一般社団法人エゾシカ協会

エゾシカ肉の霜降りを探す


塚田宏幸 (バルコ札幌)

 鹿肉といえば、イメージにあるのは脂身の少ない赤身のお肉。脂肪と肉は完全に分離している。毎日野山を駆け回って生活したおかげで、アスリートのようなお肉になったのだろうと勝手に想像する。

 ひとくちに鹿肉と言っても、雄なのか雌なのか、年齢はどれくらいなのか、産地など、様々な要件によって味わいは変わってくる。もちろん部位による違いだってある。他の畜肉と同じで、ロースやバラ、ヒレ、モモ、スネ、掃除は手間だが心臓やレバー、脳や腸など、部位によって、適した食べ方や調理法がある(そのことはまた後日書くとして……)。

 ただし日本人が好む「霜降り肉」がエゾシカでは見られない。「どこかにないのか? ないのか!」とあらゆる部位をくまなく探していたら、一カ所だけエゾシカにも霜降り状の部位を見つけた。それはタン(舌)。

 この業界でタンといえば、ほぼ牛タンを指す。その牛タンと比べると、エゾシカのタンはとても小さい。一般的な牛タンの重量は、1本(タンは「本」で数える)1200g前後なのだが、エゾシカのタンはわずか150g前後しかない。1頭のシカからほんの少量しかとれない希少部位なのだ。その希少な部位のさらに限定された場所に、「霜降り肉」があった。

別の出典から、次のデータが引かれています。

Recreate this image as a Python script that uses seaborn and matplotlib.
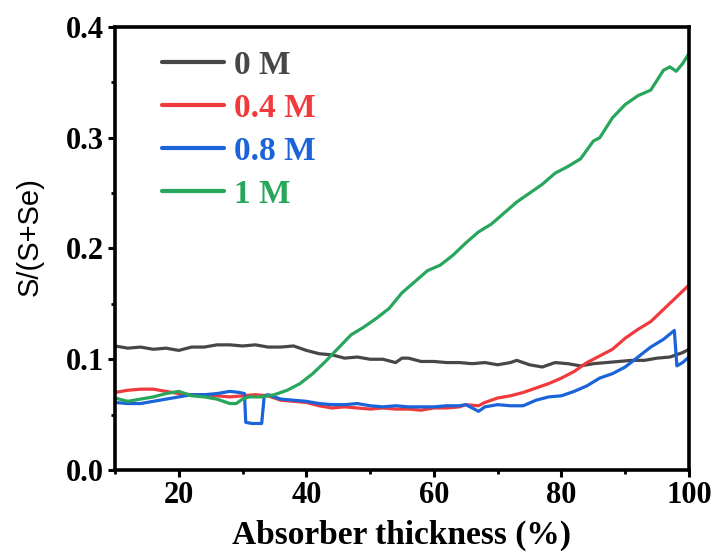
import matplotlib
matplotlib.use("Agg")
import matplotlib.pyplot as plt
import seaborn as sns
import pandas as pd
from matplotlib.ticker import MultipleLocator

# ---- data ----
x_0M = [10, 12, 14, 16, 18, 20, 22, 24, 26, 28, 30, 32, 34, 36, 38, 40, 42, 44, 46, 48,
        50, 52, 54, 55, 56, 58, 60, 62, 64, 66, 68, 70, 72, 73, 75, 77, 79, 81, 83, 85,
        87, 89, 91, 93, 95, 97, 99, 100]
y_0M = [0.112, 0.110, 0.111, 0.109, 0.110, 0.108, 0.111, 0.111, 0.113, 0.113, 0.112, 0.113,
        0.111, 0.111, 0.112, 0.108, 0.105, 0.104, 0.101, 0.102, 0.100, 0.100, 0.097, 0.101,
        0.101, 0.098, 0.098, 0.097, 0.097, 0.096, 0.097, 0.095, 0.097, 0.099, 0.095, 0.093,
        0.097, 0.096, 0.094, 0.096, 0.097, 0.098, 0.099, 0.099, 0.101, 0.102, 0.106, 0.109]

x_04M = [10, 12, 14, 16, 18, 20, 22, 24, 26, 28, 30, 32, 34, 36, 38, 40, 42, 44, 46, 48,
         50, 52, 54, 56, 58, 60, 62, 64, 65, 67, 68, 70, 72, 74, 76, 78, 80, 82, 84, 86,
         88, 90, 92, 94, 96, 98, 100]
y_04M = [0.070, 0.072, 0.073, 0.073, 0.071, 0.069, 0.068, 0.068, 0.067, 0.066, 0.067, 0.068,
         0.067, 0.063, 0.062, 0.061, 0.058, 0.056, 0.057, 0.056, 0.055, 0.056, 0.055, 0.055,
         0.054, 0.056, 0.056, 0.057, 0.059, 0.058, 0.061, 0.065, 0.067, 0.070, 0.074, 0.078,
         0.083, 0.089, 0.097, 0.103, 0.109, 0.119, 0.127, 0.134, 0.145, 0.156, 0.167]

x_08M = [10, 12, 14, 16, 18, 20, 22, 24, 26, 28, 29.5, 30.3, 30.5, 31.5, 33.0, 33.4, 34, 36,
         38, 40, 42, 44, 46, 48, 50, 52, 54, 56, 58, 60, 62, 64, 65, 66, 67, 68, 70, 72, 74,
         76, 78, 80, 82, 84, 86, 88, 90, 92, 94, 96, 97.7, 98.1, 99, 100]
y_08M = [0.061, 0.060, 0.060, 0.062, 0.064, 0.066, 0.068, 0.068, 0.069, 0.071, 0.070, 0.069,
         0.043, 0.042, 0.042, 0.067, 0.068, 0.064, 0.063, 0.062, 0.060, 0.059, 0.059, 0.060,
         0.058, 0.057, 0.058, 0.057, 0.057, 0.057, 0.058, 0.058, 0.059, 0.056, 0.053, 0.057,
         0.059, 0.058, 0.058, 0.063, 0.066, 0.067, 0.071, 0.076, 0.083, 0.087, 0.093, 0.102,
         0.111, 0.118, 0.126, 0.094, 0.097, 0.102]

x_1M = [10, 12, 14, 16, 18, 20, 22, 24, 26, 28, 29, 30, 31, 33, 35, 37, 39, 41, 43, 45, 47,
        49, 51, 53, 55, 57, 59, 61, 63, 65, 67, 69, 71, 73, 75, 77, 79, 81, 83, 85, 86, 88,
        90, 92, 94, 96, 97, 98, 99, 100]
y_1M = [0.065, 0.062, 0.064, 0.066, 0.069, 0.071, 0.067, 0.066, 0.064, 0.060, 0.060, 0.064,
        0.066, 0.066, 0.068, 0.072, 0.078, 0.087, 0.098, 0.110, 0.122, 0.129, 0.137, 0.146,
        0.160, 0.170, 0.180, 0.185, 0.194, 0.205, 0.215, 0.222, 0.232, 0.242, 0.250, 0.258,
        0.268, 0.274, 0.281, 0.297, 0.300, 0.318, 0.330, 0.338, 0.343, 0.361, 0.364, 0.360,
        0.367, 0.376]

labels = ["0 M", "0.4 M", "0.8 M", "1 M"]
colors = ["#474747", "#f03a3d", "#1a63d8", "#27a65c"]

xlabel = "Absorber thickness (%)"
ylabel = "S/(S+Se)"

# ---- long-format table ----
frames = []
for lab, xs, ys in zip(labels, [x_0M, x_04M, x_08M, x_1M], [y_0M, y_04M, y_08M, y_1M]):
    frames.append(pd.DataFrame({"x": xs, "y": ys, "series": lab}))
df = pd.concat(frames, ignore_index=True)

sns.set_style("ticks")
plt.rcParams["font.family"] = ["Liberation Serif", "DejaVu Serif"]
plt.rcParams["font.weight"] = "bold"
plt.rcParams["text.color"] = "black"
plt.rcParams["axes.labelcolor"] = "black"
plt.rcParams["xtick.color"] = "black"
plt.rcParams["ytick.color"] = "black"

fig = plt.figure(figsize=(7.18, 5.53), dpi=100)
ax = fig.add_axes([115 / 718, 1 - 470 / 553, 574 / 718, 443 / 553])

sns.lineplot(data=df, x="x", y="y", hue="series", hue_order=labels,
             palette=colors, linewidth=2.3, ax=ax, sort=False, estimator=None)

ax.set_xlim(10, 100)
ax.set_ylim(0, 0.4)
ax.xaxis.set_major_locator(MultipleLocator(20))
ax.xaxis.set_minor_locator(MultipleLocator(10))
ax.yaxis.set_major_locator(MultipleLocator(0.1))
ax.yaxis.set_minor_locator(MultipleLocator(0.05))

for s in ax.spines.values():
    s.set_linewidth(2.6)
    s.set_color("black")
ax.tick_params(which="major", direction="out", length=5, width=2.2,
               labelsize=22, pad=3, top=False, right=False, colors="black",
               labelcolor="black")
ax.tick_params(which="minor", direction="out", length=3, width=2.0,
               top=False, right=False, colors="black")
for t in ax.get_xticklabels() + ax.get_yticklabels():
    t.set_fontweight("bold")
    t.set_fontfamily(["Liberation Serif"])

ax.set_xlabel(xlabel, fontsize=24, fontweight="bold", family=["Liberation Serif"],
              color="black")
ax.set_ylabel(ylabel, fontsize=21, fontweight="normal", family=["Liberation Sans"],
              color="black")
ax.xaxis.set_label_coords(0.5, -0.112)
ax.yaxis.set_label_coords(-0.125, 0.526)

leg = ax.legend(loc="upper left", bbox_to_anchor=(47 / 574, 1 - 23 / 443),
                frameon=False, handlelength=1.85, handletextpad=0.3,
                labelspacing=0.36, borderpad=0, borderaxespad=0,
                prop={"family": ["Liberation Serif"], "weight": "bold", "size": 24})
for line, txt, c in zip(leg.get_lines(), leg.get_texts(), colors):
    line.set_linewidth(3.0)
    txt.set_color(c)

fig.savefig("out.png", dpi=100, facecolor="white")
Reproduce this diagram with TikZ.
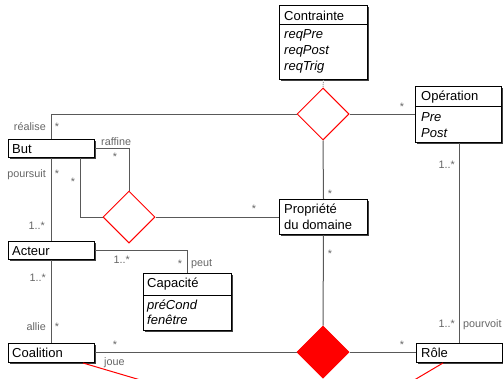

 お肉に詳しい方ならご存知だろう。タンは、舌先から根元へ向かうにつれて柔らかい肉質となり、価値も高まる。中でも「タン元」と呼ばれる根元の部分は、焼肉屋さんでは「上タン」、もしくは「特上タン」の名前で供されている。エゾシカにおいて唯一の霜降り状の部位とは、何とこのタン元に存在する。

 タンの処理は少々手間だ。周りについている皮をぐるりと剥く作業。もともと剥きにくい場所なのだが、エゾシカのタンは小さいのでなおさら作業しづらい。根気よく剝いてやると、まさに霜降り状のおいしそうなお肉が現れる。

 まずはサッと炙って塩で食べてみる。ウーーン! 他の部位では感じられない、エゾシカの肉と脂の混じったこってりした風味。単純にこれだけでうまい。

 この貴重な部位の特徴を、際立たせられる料理は何だろう? あれやこれやと考え、何度となく試作した結果、現時点では、塩と香草で丸一日マリネした後、火入れとスモークを施した「鹿タンのスモーク」がベストだという結論に至った。これを厚切りにし、サッと炙って提供する。だれにとっても初めての料理だから、お客さんはみんなおそるおそる口に運ぶ。が、これはイケると分かるや、どんどん箸が進んで、ちょぴりしか出せない鹿タンスモークはあっという間にお皿から消えてしまう。

 エゾシカ肉で霜降りを探すなんてナンセンス、とお考えの方もいらっしゃるかもしれないが、私は、この発見がまたひとつ新しいエゾシカ肉の魅力を教えてくれた、と思っている。ひょっとしたら「北海道の焼肉屋では牛タンより鹿タンだ!」なんて日が来るかもしれない。